I.2.1.2. La théorie de l'échange social dans
l'explication des comportements au travail
La théorie de l'échange social et la
théorie du contrat psychologique sont l'une des théories qui se
fondent principalement sur les relations et les interrelations entre les
individus dans une perspective d'échange. Basées sur la
compréhension des attitudes des individus relativement aux attentes et
obligations à couvrir (nous y reviendrons dans les prochaines lignes),
ces théories empruntent pratiquement une approche logique de la
compréhension de l'action de l'individu dans les relations de travail.
En ce qui concerne la théorie de l'échange social, un
éclaircissement est à signaler. D'abord relativement à
l'échange économique qui définit clairement la relation
d'emploi à minima (qui se concentre uniquement sur la rationalité
situationnelle) et qui propose dans ce sens un cadre normatif dans lequel
doivent s'inscrire les comportements de travail.
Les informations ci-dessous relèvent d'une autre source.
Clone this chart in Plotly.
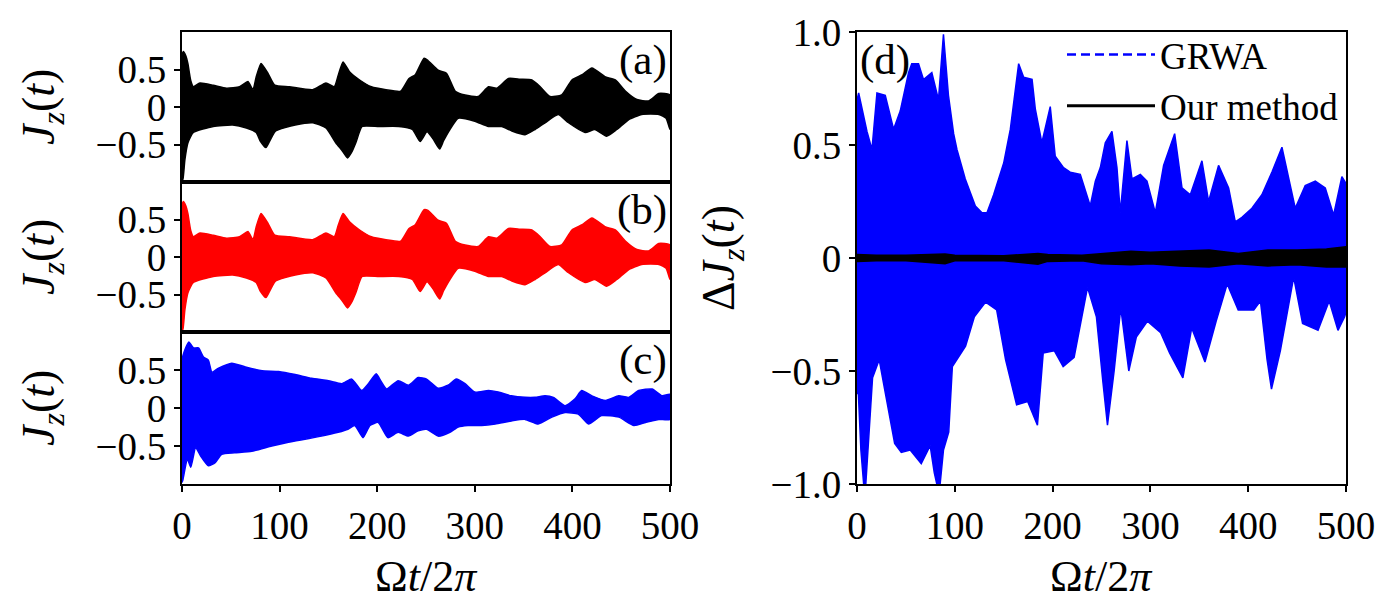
import plotly.graph_objects as go

# ---------------- data (envelopes) ----------------
# panel (a): J_z(t), black
t_a_up = [0, 1.3, 4, 6, 9, 11.6, 18.4, 32, 45.6, 59, 67.6, 72.7, 76, 81, 88, 95, 110, 134, 147.5, 156, 160, 165,
          171.6, 182, 194, 209, 224, 232.6, 239, 248, 252, 262.5, 271, 280, 290, 303.5, 314, 322.5, 334.5, 346.5,
          358.5, 367, 377, 389, 399.5, 410, 420, 434, 444, 454.5, 466, 478, 488.6, 500]
jz_a_up = [0.70, 0.74, 0.68, 0.58, 0.35, 0.27, 0.32, 0.29, 0.25, 0.27, 0.34, 0.23, 0.40, 0.58, 0.45, 0.29, 0.27,
           0.23, 0.32, 0.27, 0.42, 0.60, 0.47, 0.36, 0.27, 0.23, 0.21, 0.38, 0.43, 0.65, 0.62, 0.49, 0.45, 0.21,
           0.16, 0.14, 0.27, 0.25, 0.38, 0.37, 0.36, 0.27, 0.14, 0.16, 0.36, 0.43, 0.52, 0.40, 0.36, 0.21, 0.10,
           0.08, 0.18, 0.16]
t_a_lo = [0, 1, 3, 6, 11.6, 32, 52, 66, 76, 80, 86, 90, 96, 116, 134, 147.5, 157.7, 164, 169.6, 174, 178, 184.6,
          201.7, 222, 236, 244, 251, 257, 264, 268, 274.5, 283, 300, 314, 327.5, 338, 351.5, 361.7, 372, 385.5,
          396, 413, 423, 435, 445.5, 457.5, 471, 488.6, 496, 500]
jz_a_lo = [-0.98, -0.96, -0.70, -0.48, -0.34, -0.26, -0.24, -0.28, -0.34, -0.45, -0.54, -0.45, -0.32, -0.24,
           -0.21, -0.28, -0.48, -0.58, -0.68, -0.60, -0.48, -0.26, -0.26, -0.26, -0.30, -0.46, -0.33, -0.42,
           -0.56, -0.45, -0.30, -0.15, -0.19, -0.26, -0.26, -0.32, -0.37, -0.30, -0.21, -0.10, -0.21, -0.34,
           -0.30, -0.39, -0.30, -0.17, -0.10, -0.10, -0.15, -0.30]

# panel (b): J_z(t), red
t_b_up = [0, 1.3, 4, 6, 9, 11.6, 18.4, 32, 45.6, 59, 67.6, 72.7, 76, 81, 88, 95, 110, 134, 147.5, 156, 160, 165,
          171.6, 182, 194, 209, 224, 232.6, 239, 248, 252, 262.5, 271, 280, 290, 303.5, 314, 322.5, 334.5, 346.5,
          358.5, 367, 377, 389, 399.5, 410, 420, 434, 444, 454.5, 466, 478, 488.6, 500]
jz_b_up = [0.70, 0.74, 0.68, 0.58, 0.35, 0.27, 0.32, 0.29, 0.25, 0.27, 0.34, 0.23, 0.40, 0.58, 0.45, 0.29, 0.27,
           0.23, 0.32, 0.27, 0.42, 0.58, 0.47, 0.36, 0.27, 0.23, 0.21, 0.38, 0.43, 0.63, 0.62, 0.49, 0.45, 0.21,
           0.16, 0.14, 0.27, 0.25, 0.38, 0.37, 0.36, 0.27, 0.14, 0.16, 0.36, 0.43, 0.52, 0.40, 0.36, 0.21, 0.10,
           0.08, 0.18, 0.16]
t_b_lo = [0, 1, 3, 6, 11.6, 32, 52, 66, 76, 80, 86, 90, 96, 116, 134, 147.5, 157.7, 164, 169.6, 174, 178, 184.6,
          201.7, 222, 236, 244, 251, 257, 264, 268, 274.5, 283, 300, 314, 327.5, 338, 351.5, 361.7, 372, 385.5,
          396, 413, 423, 435, 445.5, 457.5, 471, 488.6, 496, 500]
jz_b_lo = [-0.98, -0.96, -0.70, -0.48, -0.34, -0.26, -0.24, -0.28, -0.34, -0.45, -0.54, -0.45, -0.32, -0.24,
           -0.21, -0.28, -0.48, -0.58, -0.68, -0.60, -0.48, -0.26, -0.26, -0.26, -0.30, -0.46, -0.33, -0.42,
           -0.56, -0.45, -0.30, -0.15, -0.19, -0.26, -0.26, -0.32, -0.37, -0.30, -0.21, -0.10, -0.21, -0.34,
           -0.30, -0.39, -0.30, -0.17, -0.10, -0.10, -0.15, -0.30]

# panel (c): J_z(t), blue
t_c_up = [0, 1, 4, 7, 10, 12, 17, 22, 27, 30.7, 37, 51, 65, 82, 99, 116, 133, 150, 163.8, 174, 184, 191, 199, 204,
          209.6, 221.5, 232, 242, 250.6, 262.5, 272.6, 281, 290, 300, 314, 324, 337.5, 351.5, 361.7, 372, 380.5,
          392.5, 402.7, 409.5, 420, 434, 447.5, 457.5, 468, 481.7, 492, 500]
jz_c_up = [0.62, 0.69, 0.80, 0.87, 0.82, 0.79, 0.79, 0.67, 0.63, 0.47, 0.52, 0.59, 0.54, 0.49, 0.48, 0.44, 0.39,
           0.36, 0.32, 0.38, 0.23, 0.32, 0.45, 0.35, 0.25, 0.36, 0.30, 0.40, 0.38, 0.26, 0.30, 0.38, 0.32, 0.21,
           0.23, 0.21, 0.16, 0.14, 0.14, 0.16, 0.14, 0.03, 0.12, 0.23, 0.16, 0.10, 0.16, 0.14, 0.23, 0.25, 0.16,
           0.18]
t_c_lo = [0, 1, 5.5, 9, 14, 19, 27, 34, 40.6, 54, 71.5, 92, 109, 126, 143, 160, 170, 177, 185.5, 192.6, 201, 211,
          221.5, 232, 242, 250.6, 262.5, 274.5, 283, 293, 307, 321, 337.5, 351.5, 365, 379, 392.5, 406, 416.5,
          430, 447.5, 463, 475, 488.6, 500]
jz_c_lo = [-0.98, -0.94, -0.67, -0.78, -0.52, -0.63, -0.76, -0.72, -0.61, -0.59, -0.57, -0.50, -0.45, -0.41,
           -0.37, -0.32, -0.28, -0.23, -0.39, -0.23, -0.19, -0.39, -0.32, -0.37, -0.30, -0.28, -0.37, -0.32,
           -0.25, -0.23, -0.23, -0.21, -0.17, -0.15, -0.21, -0.12, -0.06, -0.08, -0.21, -0.10, -0.12, -0.23,
           -0.19, -0.15, -0.15]

# panel (d): Delta J_z(t), GRWA (blue dashed) and our method (black)
t_g_up = [0, 1.7, 10.2, 15.3, 20.4, 28.9, 37.4, 44.2, 52.7, 56, 62.9, 68, 76.5, 83.3, 88.4, 93.5, 98.8, 102.2,
          110.7, 121, 127.8, 132.9, 139.7, 150, 156.8, 165.3, 170.4, 179, 182.3, 189, 197.6, 202.7, 211.2, 218,
          228.3, 238.5, 243.7, 248.8, 253.9, 260.7, 265.8, 269.2, 276, 281.2, 289.7, 296.5, 305, 313.5, 324.8,
          332.3, 340.8, 352.7, 359.5, 369.7, 380, 386.8, 393.6, 403.8, 414, 424.3, 434.5, 441.3, 448.1, 458.3,
          468.6, 478.8, 487.3, 495.8, 500]
dj_g_up = [0.70, 0.73, 0.56, 0.48, 0.73, 0.72, 0.57, 0.65, 0.82, 0.86, 0.86, 0.79, 0.82, 0.70, 0.99, 0.72, 0.55,
           0.48, 0.35, 0.23, 0.20, 0.20, 0.28, 0.42, 0.57, 0.86, 0.80, 0.79, 0.66, 0.51, 0.67, 0.45, 0.40, 0.38,
           0.37, 0.23, 0.34, 0.40, 0.51, 0.56, 0.40, 0.20, 0.52, 0.35, 0.37, 0.34, 0.20, 0.41, 0.55, 0.31, 0.28,
           0.43, 0.25, 0.41, 0.31, 0.16, 0.18, 0.22, 0.28, 0.38, 0.49, 0.35, 0.22, 0.32, 0.34, 0.31, 0.19, 0.36,
           0.33]
t_g_lo = [0, 1.4, 4, 6.8, 9, 11.3, 15.9, 22.7, 29.5, 38.5, 45.3, 54.4, 65.7, 74.8, 79, 81.6, 85, 88.4, 93.8, 97.5,
          111, 120, 131.5, 142.8, 151.9, 163.2, 174.5, 184.5, 190.4, 201.7, 210.8, 222, 229.8, 235.7, 244.8,
          251.6, 256.1, 262.9, 269.7, 277.9, 285.6, 296.9, 310.5, 319.6, 333.2, 342.2, 355.8, 367.2, 378.5,
          389.8, 405.7, 412.5, 419.3, 423.8, 432.9, 446.5, 455.6, 471.4, 482.8, 491.8, 498.6, 500]
dj_g_lo = [-0.60, -0.60, -0.85, -1.0, -1.0, -0.85, -0.53, -0.45, -0.61, -0.82, -0.86, -0.85, -0.91, -0.83, -0.95,
           -1.0, -1.0, -0.85, -0.77, -0.48, -0.39, -0.26, -0.195, -0.23, -0.45, -0.65, -0.635, -0.74, -0.42,
           -0.41, -0.48, -0.44, -0.26, -0.13, -0.26, -0.555, -0.74, -0.50, -0.22, -0.50, -0.35, -0.28, -0.33,
           -0.42, -0.53, -0.31, -0.46, -0.28, -0.115, -0.23, -0.23, -0.19, -0.45, -0.58, -0.41, -0.085, -0.29,
           -0.32, -0.19, -0.32, -0.26, -0.24]
t_o = [0, 20, 50, 90, 100, 150, 185, 195, 230, 250, 280, 300, 330, 360, 390, 420, 450, 480, 500]
dj_o_up = [0.015, 0.012, 0.012, 0.018, 0.012, 0.010, 0.020, 0.015, 0.012, 0.020, 0.030, 0.025, 0.030, 0.035,
           0.020, 0.035, 0.035, 0.040, 0.050]
dj_o_lo = [-0.015, -0.012, -0.012, -0.025, -0.012, -0.012, -0.028, -0.015, -0.012, -0.025, -0.030, -0.025,
           -0.035, -0.040, -0.025, -0.035, -0.030, -0.040, -0.040]

x_ticks = [0, 100, 200, 300, 400, 500]
x_ticktext = ["0", "100", "200", "300", "400", "500"]
jz_ticks = [-0.5, 0, 0.5]
jz_ticktext = ["\u22120.5", "0", "0.5"]
dj_ticks = [-1.0, -0.5, 0, 0.5, 1.0]
dj_ticktext = ["\u22121.0", "\u22120.5", "0", "0.5", "1.0"]
legend_names = ["GRWA", "Our method"]

# ---------------- figure ----------------
FONT = "Liberation Serif"
W, H = 1393, 616


def band(tu, yu, tl, yl, color, xa, ya, smooth=False):
    line = dict(color=color, width=1.5)
    if smooth:
        line.update(shape="spline", smoothing=0.5)
    return go.Scatter(x=list(tu) + list(tl)[::-1], y=list(yu) + list(yl)[::-1],
                      fill="toself", fillcolor=color, mode="lines",
                      line=line, xaxis=xa, yaxis=ya,
                      showlegend=False, hoverinfo="skip")


fig = go.Figure()
fig.add_trace(band(t_a_up, jz_a_up, t_a_lo, jz_a_lo, "#000000", "x", "y", True))
fig.add_trace(band(t_b_up, jz_b_up, t_b_lo, jz_b_lo, "#ff0000", "x2", "y2", True))
fig.add_trace(band(t_c_up, jz_c_up, t_c_lo, jz_c_lo, "#0000ff", "x3", "y3", True))
fig.add_trace(band(t_g_up, dj_g_up, t_g_lo, dj_g_lo, "#0000ff", "x4", "y4"))
fig.add_trace(band(t_o, dj_o_up, t_o, dj_o_lo, "#000000", "x4", "y4"))

# legend entries
fig.add_trace(go.Scatter(x=[None], y=[None], mode="lines", name=legend_names[0], legendgroup="g1",
                         line=dict(color="#0000ff", width=2.5, dash="9px,5px"), xaxis="x4", yaxis="y4"))
fig.add_trace(go.Scatter(x=[None], y=[None], mode="lines", name=legend_names[1], legendgroup="g2",
                         line=dict(color="#000000", width=3), xaxis="x4", yaxis="y4"))


def px_x(p):
    return p / W


def px_y(p):
    return 1 - p / H


LX = [px_x(182), px_x(670)]
RX = [px_x(857), px_x(1346)]
DA = [px_y(182), px_y(32)]
DB = [px_y(332), px_y(182)]
DC = [px_y(484), px_y(332)]
DD = [px_y(484), px_y(32)]

tickfont = dict(family=FONT, size=39, color="black")
axis_common = dict(showline=True, linecolor="black", linewidth=2, mirror=True, showgrid=False,
                   zeroline=False, tickfont=tickfont, ticks="outside", ticklen=6, tickwidth=1.5,
                   tickcolor="black", automargin=False)

layout = dict(
    template="none",
    width=W, height=H, margin=dict(l=0, r=0, t=0, b=0, pad=0, autoexpand=False),
    paper_bgcolor="white", plot_bgcolor="white",
    font=dict(family=FONT, color="black"),
    showlegend=True,
    legend=dict(x=px_x(1062), y=px_y(24), xanchor="left", yanchor="top",
                font=dict(family=FONT, size=37, color="black"), bgcolor="rgba(0,0,0,0)",
                tracegroupgap=0, itemwidth=88),
)
for i, (dom, show) in enumerate([(DA, False), (DB, False), (DC, True)], start=1):
    sfx = "" if i == 1 else str(i)
    layout["xaxis" + sfx] = dict(axis_common, domain=LX, range=[0, 500], anchor="y" + sfx,
                                 tickvals=x_ticks, ticktext=x_ticktext, showticklabels=show,
                                 ticks="outside" if show else "")
    layout["yaxis" + sfx] = dict(axis_common, domain=dom, range=[-1, 1], anchor="x" + sfx,
                                 tickvals=jz_ticks, ticktext=jz_ticktext)
layout["xaxis4"] = dict(axis_common, domain=RX, range=[0, 500], anchor="y4",
                        tickvals=x_ticks, ticktext=x_ticktext)
layout["yaxis4"] = dict(axis_common, domain=DD, range=[-1, 1], anchor="x4",
                        tickvals=dj_ticks, ticktext=dj_ticktext)
fig.update_layout(**layout)

ytitle_font = dict(family=FONT, size=46, color="black")
xtitle_font = dict(family=FONT, size=44, color="black")
lab_font = dict(family=FONT, size=43, color="black")
anns = []
jz_title = "<i>J</i><sub><i>z</i></sub>(<i>t</i>)"
for yc in [107, 257, 408]:
    anns.append(dict(text=jz_title, x=px_x(42), y=px_y(yc), xref="paper", yref="paper",
                     xanchor="center", yanchor="middle", textangle=-90, showarrow=False, font=ytitle_font))
anns.append(dict(text="\u0394<i>J</i><sub><i>z</i></sub>(<i>t</i>)", x=px_x(722), y=px_y(258),
                 xref="paper", yref="paper", xanchor="center", yanchor="middle", textangle=-90,
                 showarrow=False, font=ytitle_font))
for xc in [426, 1101]:
    anns.append(dict(text="\u03a9<i>t</i>/2<i>\u03c0</i>", x=px_x(xc), y=px_y(576), xref="paper",
                     yref="paper", xanchor="center", yanchor="middle", showarrow=False, font=xtitle_font))
for lab, yc in [("(a)", 60), ("(b)", 210), ("(c)", 360)]:
    anns.append(dict(text=lab, x=px_x(669), y=px_y(yc), xref="paper", yref="paper", xanchor="right",
                     yanchor="middle", showarrow=False, font=lab_font))
anns.append(dict(text="(d)", x=px_x(858), y=px_y(60), xref="paper", yref="paper", xanchor="left",
                 yanchor="middle", showarrow=False, font=lab_font))
fig.update_layout(annotations=anns)

fig.write_html("out.html")
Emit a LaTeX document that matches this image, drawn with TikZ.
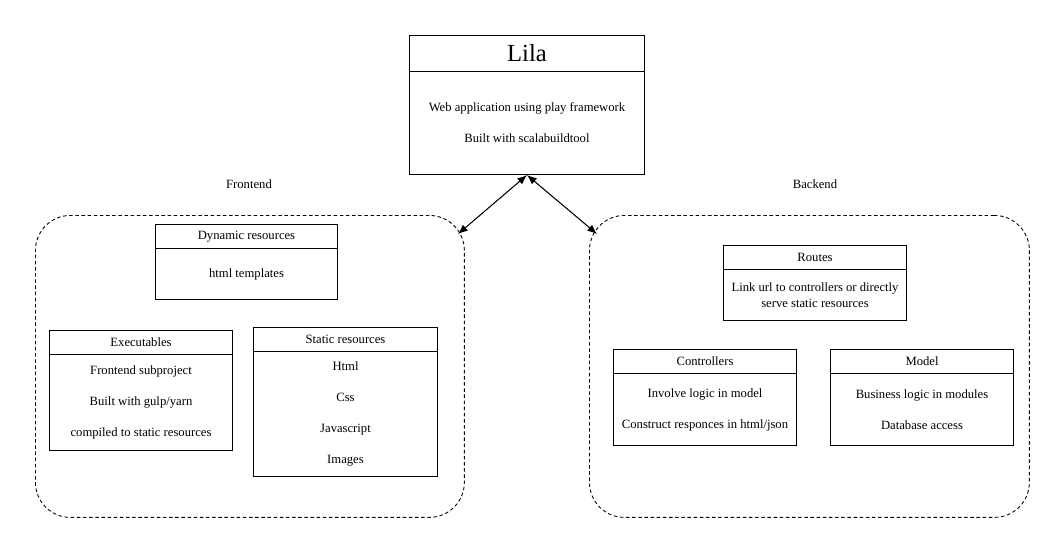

Ensuite vient l'échange
social qui, au contraire, permet de dépasser le cadre restreint et
prescriptif du contrat de travail formel en faisant appel à la bonne
volonté de chacun d'une part et aux comportements
discrétionnaires des employés d'autre part (Schaninger et
Turnipseed, 2005). Du côté du contrat psychologique (nous y
reviendrons de façon plus large dans le cadre de cette recherche),
l'idée générale est la supposition que les parties en
présence assument des ententes conclues tacitement, c'est-à-dire,
les employeurs peuvent compter sur l'engagement de leurs salariés et les
salariés sur la réalisation des obligations envers lesquelles
leurs employeurs se sont engagés dans le contrat (Cavanaugh et Noe,
1999). Il y a donc non seulement une relation d'échange définie
par la théorie de l'échange social (vision explicite des
éléments de transactions du contrat formel) mais également
une relation d'échange implicite coordonnée par la croyance en
l'atteinte des prescriptions du contrat formel (le contrat
psychologique).Contrat psychologique et échange social sont donc
à notre sens deux notions intimement liées qui se
complètent dans l'étude du comportement interpersonnel et dans
l'explication de l'engagement et de la citoyenneté organisationnelle des
salariés(Turnley etFeldman, 2000), la comparaison réciproque des
transactions étant le maître mot.
I.2.1.3. Le modèle du comportement proactif du
salarié au travail
Une spécification est faite ici afin de clarifier les
principes à l'aune des comportements actifs en les confrontant, dans les
courants actuels des recherches sur la socialisation organisationnelle
corrélativement à l'approche dite de la proactivité.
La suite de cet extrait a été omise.